TKP Pensioen warns on IFRS impact

NETHERLANDS - The introduction of the new European accounting standard IFRS in the Netherlands could lead to the closure of dozens of small pension funds, says an executive at TKP Pensioen.

Anne Laning, controller of the seven-billion euro TKP Pensioen fund, which looks after the pensions of some 220,000 workers of Dutch postal group TPG and telecommunications giant KPN, said the new accounting standard will increase administrative costs for all pension funds.

“The big pension funds have got the resources to deal with all the extra red tape, while the middle ones will probably outsource some of the extra work. But I fear the smaller pension funds will probably be wrapped up, transferring the funds to parties like Aegon or Interpolis or an industry wide pension fund,” Laning said.

Laning was speaking at a seminar for corporate and institutional clients organised by life insurer Aegon in The Hague.

A few years ago, there were roughly 1,000 pension funds in the Netherlands. That number currently stands at 800, and Laning can see it going down even further. “The new rules will make life increasingly difficult for the smaller funds.”

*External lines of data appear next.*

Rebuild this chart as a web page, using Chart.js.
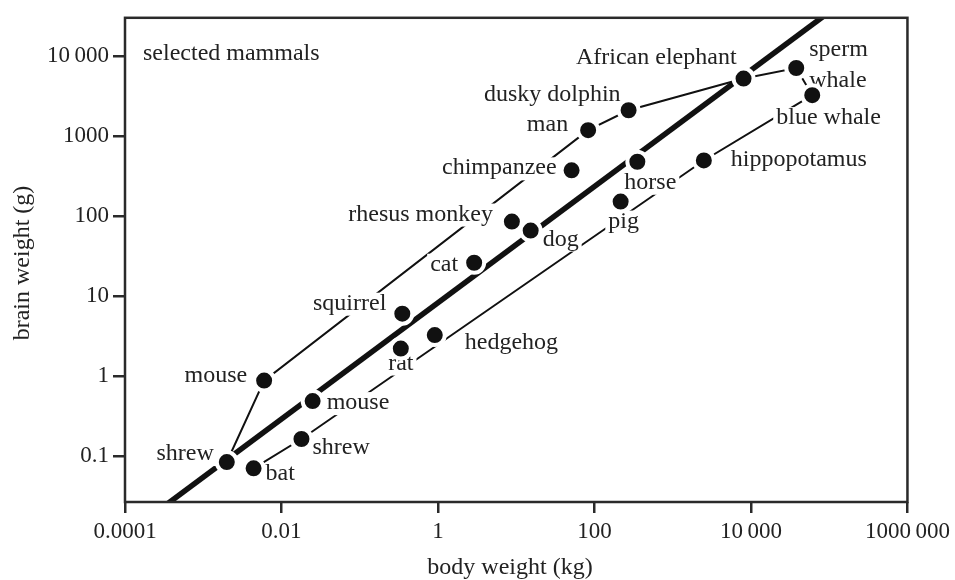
<!DOCTYPE html>
<html><head><meta charset="utf-8">
<script src="https://cdn.jsdelivr.net/npm/chart.js@4"></script>
<style>html,body{margin:0;padding:0;background:#fff;}#wrap{width:955px;height:580px;}</style>
</head><body><div id="wrap"><canvas id="c" width="955" height="580"></canvas></div>
<script>
// ---- data ----
const species = ["shrew","bat","mouse","shrew","mouse","rat","squirrel","hedgehog","cat","rhesus monkey","dog","chimpanzee","man","dusky dolphin","pig","horse","hippopotamus","African elephant","sperm\nwhale","blue whale"];
const bodyWeightKg = [0.002,0.0044,0.006,0.018,0.025,0.335,0.35,0.91,2.9,8.8,15.3,51,83,273,216,353,2500,8040,37900,60700];
const brainWeightG = [0.084,0.07,0.875,0.163,0.485,2.2,6.0,3.24,26,85,65.5,371,1180,2090,151,475,493,5200,7050,3230];
const upperBody = [0.002,0.006,83,273,8040,37900,60700];
const upperBrain = [0.084,0.875,1180,2090,5200,7050,3230];
const lowerBody = [0.0044,0.018,2500,60700];
const lowerBrain = [0.07,0.163,493,3230];
const trendBody = [0.0001,1000000];
const trendBrain = [0.0102,188000];
const xTickValues = [0.0001,0.01,1,100,10000,1000000];
const xTickLabels = ["0.0001","0.01","1","100","10\u2009000","1000\u2009000"];
const yTickValues = [0.1,1,10,100,1000,10000];
const yTickLabels = ["0.1","1","10","100","1000","10\u2009000"];
const panelNote = "selected mammals";
const xTitle = "body weight (kg)";
const yTitle = "brain weight (g)";

// ---- label styling (offsets from each point, in px) ----
const labelStyle = [
  {dx:-13,dy:-2,a:'right'},{dx:12,dy:12,a:'left'},{dx:-17,dy:1,a:'right'},{dx:11,dy:15,a:'left'},
  {dx:14,dy:8,a:'left'},{dx:0,dy:21,a:'center'},{dx:-16,dy:-4,a:'right'},{dx:30,dy:14,a:'left'},
  {dx:-16,dy:8,a:'right'},{dx:-19,dy:-1,a:'right'},{dx:12,dy:15,a:'left'},{dx:-15,dy:4,a:'right'},
  {dx:-20,dy:1,a:'right'},{dx:-8,dy:-9,a:'right'},{dx:3,dy:26,a:'center'},{dx:-13,dy:27,a:'left'},
  {dx:27,dy:6,a:'left'},{dx:-7,dy:-15,a:'right'},{dx:13,dy:-12,a:'left',nobg:true,lh:30.7},{dx:-36,dy:29,a:'left'}
];
const FONT = "'Liberation Serif','Times New Roman',serif";
const INK = '#222';

const pts = (xs, ys) => xs.map((x,i)=>({x:x, y:ys[i]}));

const labelPlugin = {
  id:'labels',
  beforeDatasetDraw(chart, args){
    if (args.index !== 0) return;
    const c = chart.ctx, xs = chart.scales.x, ys = chart.scales.y;
    c.save();
    c.font = '24px ' + FONT;
    c.textBaseline = 'alphabetic';
    species.forEach((name,i)=>{
      const st = labelStyle[i];
      const px = xs.getPixelForValue(bodyWeightKg[i]) + st.dx;
      const py = ys.getPixelForValue(brainWeightG[i]) + st.dy;
      const lines = name.split('\n');
      lines.forEach((ln,k)=>{
        const by = py + k*(st.lh||28);
        const w = c.measureText(ln).width;
        let left = st.a==='left'?px:(st.a==='right'?px-w:px-w/2);
        if (!st.nobg){ c.fillStyle='#fff'; c.fillRect(left-3, by-17, w+6, 23); }
        c.fillStyle = INK; c.textAlign='left';
        c.fillText(ln, left, by);
      });
    });
    c.restore();
  },
  afterDraw(chart){
    const c = chart.ctx, a = chart.chartArea;
    c.save();
    c.strokeStyle = '#2a2a2a'; c.lineWidth = 2.5;
    c.strokeRect(a.left, a.top, a.right-a.left, a.bottom-a.top);
    c.fillStyle = INK; c.font = '24px ' + FONT;
    c.textAlign='left'; c.textBaseline='alphabetic';
    c.fillText(panelNote, 143, 60);
    c.textAlign='center';
    c.fillText(xTitle, 510, 574);
    c.translate(29, 263); c.rotate(-Math.PI/2);
    c.fillText(yTitle, 0, 0);
    c.restore();
  }
};

new Chart(document.getElementById('c'), {
  type:'scatter',
  data:{datasets:[
    {label:'species', data:pts(bodyWeightKg,brainWeightG), pointRadius:10, pointHoverRadius:10,
     pointBackgroundColor:'#111', pointBorderColor:'#fff', pointBorderWidth:4, showLine:false, order:0, clip:false},
    {label:'trend', data:pts(trendBody,trendBrain), showLine:true, borderColor:'#111', borderWidth:5.5,
     pointRadius:0, tension:0, order:2, clip:0},
    {label:'upper', data:pts(upperBody,upperBrain), showLine:true, borderColor:'#111', borderWidth:2,
     pointRadius:0, tension:0, order:1, clip:0},
    {label:'lower', data:pts(lowerBody,lowerBrain), showLine:true, borderColor:'#111', borderWidth:2,
     pointRadius:0, tension:0, order:1, clip:0}
  ]},
  options:{
    responsive:false, animation:false, devicePixelRatio:1,
    layout:{padding:{left:0,right:47,top:13,bottom:0}},
    plugins:{legend:{display:false}, tooltip:{enabled:false}},
    scales:{
      x:{type:'logarithmic', min:0.0001, max:1000000,
        afterBuildTicks:s=>{ s.ticks = xTickValues.map(v=>({value:v})); },
        afterFit:s=>{ s.height = 78; },
        ticks:{callback:(v,i)=>xTickLabels[i], autoSkip:false, maxRotation:0, font:{family:FONT,size:23}, color:INK, padding:5},
        grid:{drawOnChartArea:false, tickLength:11, color:'#2a2a2a', lineWidth:2.5},
        border:{display:false}},
      y:{type:'logarithmic', min:0.0266, max:29900,
        afterBuildTicks:s=>{ s.ticks = yTickValues.map(v=>({value:v})); },
        afterFit:s=>{ s.width = 125; },
        ticks:{callback:(v,i)=>yTickLabels[i], autoSkip:false, font:{family:FONT,size:23}, color:INK, padding:4},
        grid:{drawOnChartArea:false, tickLength:12, color:'#2a2a2a', lineWidth:2.5},
        border:{display:false}}
    }
  },
  plugins:[labelPlugin]
});
</script></body></html>
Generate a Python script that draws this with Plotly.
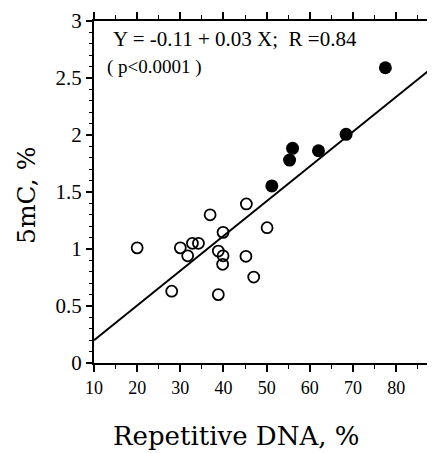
import plotly.graph_objects as go

# Open circles
open_x = [20, 30, 31.7, 32.8, 34.2, 28, 36.9, 45.3, 39.9, 50.1, 38.8, 39.9, 39.8, 45.2, 47.0, 38.8]
open_y = [1.01, 1.01, 0.94, 1.05, 1.05, 0.63, 1.30, 1.395, 1.146, 1.187, 0.982, 0.94, 0.866, 0.936, 0.754, 0.60]
# Filled circles
fill_x = [77.5, 68.4, 62.0, 56.0, 55.3, 51.2]
fill_y = [2.59, 2.006, 1.862, 1.883, 1.78, 1.553]
# Regression line
line_intercept = -0.105
line_slope = 0.0305
line_x = [10, 89]
line_y = [line_intercept + line_slope * v for v in line_x]

x_ticks = [10, 20, 30, 40, 50, 60, 70, 80]
y_ticks = [0, 0.5, 1, 1.5, 2, 2.5, 3]
y_tick_labels = ["0", "0.5", "1", "1.5", "2", "2.5", "3"]

FONT = "Liberation Serif"
TFONT = "DejaVu Serif"

# page body has an 8px margin: the plot area is placed so that in the window
# it spans x 94..435 and y 21..363
PL, PT, PW, PH = 94, 21, 341, 342


def px(x):
    return (x - PL) / PW


def py(y):
    return (PT + PH - y) / PH


fig = go.Figure()
fig.add_trace(go.Scatter(x=line_x, y=line_y, mode="lines",
                         line=dict(color="black", width=2), showlegend=False))
fig.add_trace(go.Scatter(x=open_x, y=open_y, mode="markers",
                         marker=dict(symbol="circle-open", size=11, color="black",
                                     line=dict(width=1.8, color="black")),
                         showlegend=False))
fig.add_trace(go.Scatter(x=fill_x, y=fill_y, mode="markers",
                         marker=dict(symbol="circle", size=13, color="black"),
                         showlegend=False))

fig.update_layout(
    width=427, height=445,
    margin=dict(l=86, r=0, t=13, b=90),
    plot_bgcolor="white", paper_bgcolor="white",
    font=dict(family=FONT, color="black"),
    xaxis=dict(range=[10, 89], tickvals=x_ticks, ticks="outside", ticklen=7,
               tickwidth=1.5, tickcolor="black", showline=True, linewidth=2,
               linecolor="black", mirror="ticks", showgrid=False, zeroline=False,
               tickfont=dict(size=18, family=FONT),
               minor=dict(dtick=5, tick0=10, ticks="outside", ticklen=4,
                          tickwidth=1.2, tickcolor="black")),
    yaxis=dict(range=[0, 3], tickvals=y_ticks, ticktext=y_tick_labels,
               ticks="outside", ticklen=6, tickwidth=1.5, tickcolor="black",
               showline=True, linewidth=2, linecolor="black", showgrid=False,
               zeroline=False, tickfont=dict(size=21, family=FONT),
               minor=dict(dtick=0.1, tick0=0, ticks="outside", ticklen=3,
                          tickwidth=1.2, tickcolor="black")),
    annotations=[
        dict(text="Y = -0.11 + 0.03 X;  R =0.84", xref="paper", yref="paper",
             x=px(111), y=py(39), xanchor="left", yanchor="middle",
             showarrow=False, font=dict(size=21, family=FONT)),
        dict(text="( p<0.0001 )", xref="paper", yref="paper",
             x=px(105), y=py(67), xanchor="left", yanchor="middle",
             showarrow=False, font=dict(size=19, family=FONT)),
        dict(text="5mC, %", xref="paper", yref="paper",
             x=px(26), y=py(195), xanchor="center", yanchor="middle",
             textangle=-90, showarrow=False, font=dict(size=25, family=TFONT)),
        dict(text="Repetitive DNA, %", xref="paper", yref="paper",
             x=px(236), y=py(436), xanchor="center", yanchor="middle",
             showarrow=False, font=dict(size=26, family=TFONT)),
    ],
)

fig.write_html("out.html")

IFRS will be implemented in the Netherlands in 2005. The new accounting rules force companies to ‘consolidate’ their pension funds into their annual accounts, making them more transparent.

One of the consequences of the new rules is that pension funds will have to opt for a defined contribution or defined benefit-style pension.

“Most pensions in the Netherlands are not DC or DB, but usually a combination of both. From next year, however, companies will have to choose between the two. This could lead to companies making mistakes, and unjustly qualifying their scheme as either DC or DB, which could trigger claims from their participants,” says Laning.

Over the past year or so, the Dutch media have repeatedly run doomsday-style headlines, saying the new standard could significantly impact the balance sheets of some of the nation’s biggest companies. Experts have also warned the new standard could make pensions more expensive.

Laning disagrees. “The changes in financial reporting rules do not influence the total costs on the long term, they only influence the way they will be spread out over the years. But administrative costs will no doubt rise because the new standard forces pension funds to make incredibly complicated calculations on an annual basis.”